Detecting gravitational waves with the LIGO-Virgo-KAGRA network: a look back at the O3 run, and a look forward to the incoming O4 run -- and beyond

Dr. Nicolas Arnaud
CNRS/EGO/IJCLab

After a long shutdown of three years (significantly extended by the consequences of the worldwide covid-19 pandemic), the LIGO-Virgo-KAGRA (LVK) network of ground-based gravitational-wave (GW) interferometric detectors is in the home stretch before the start of the fourth Observing Run, O4.

After an introduction to the search for GW by the LVK network and a brief summary of the first detections (most notably GW150914 and GW170817), I will discuss the main results of the past O3 run (April 2019 - March 2020). In addition to the detections themselves and to the information they provide regarding compact objects in the Universe, I will present a study of the impact of the environment on the performance on the Virgo detector during the 1-year O3 data taking. 

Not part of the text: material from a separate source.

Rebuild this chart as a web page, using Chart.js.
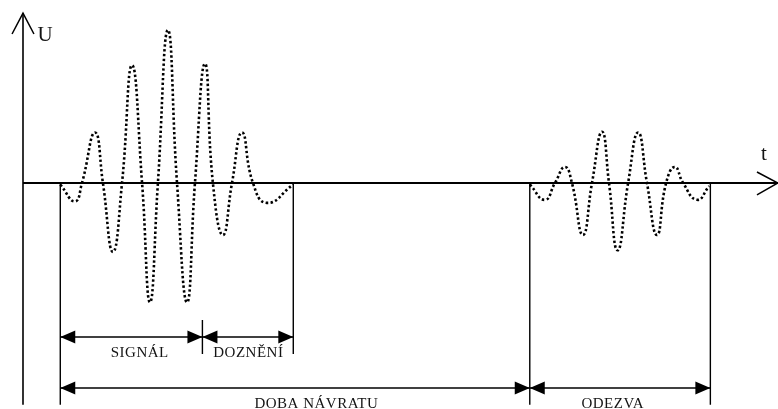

Then, I will move to the O3-O4 upgrades and changes, both for the detectors and for the public alerts dispatched when GW signals are detected in low latency. Finally, I will conclude my talk by looking at the future of ground-based GW detection. Further upgrades of the current ("second-generation", or "advanced") instruments are already planned for the decade to come, while projects of third-generation detectors (Einstein Telescope in Europe, Cosmic Explorer in the US) are taking shape in parallel.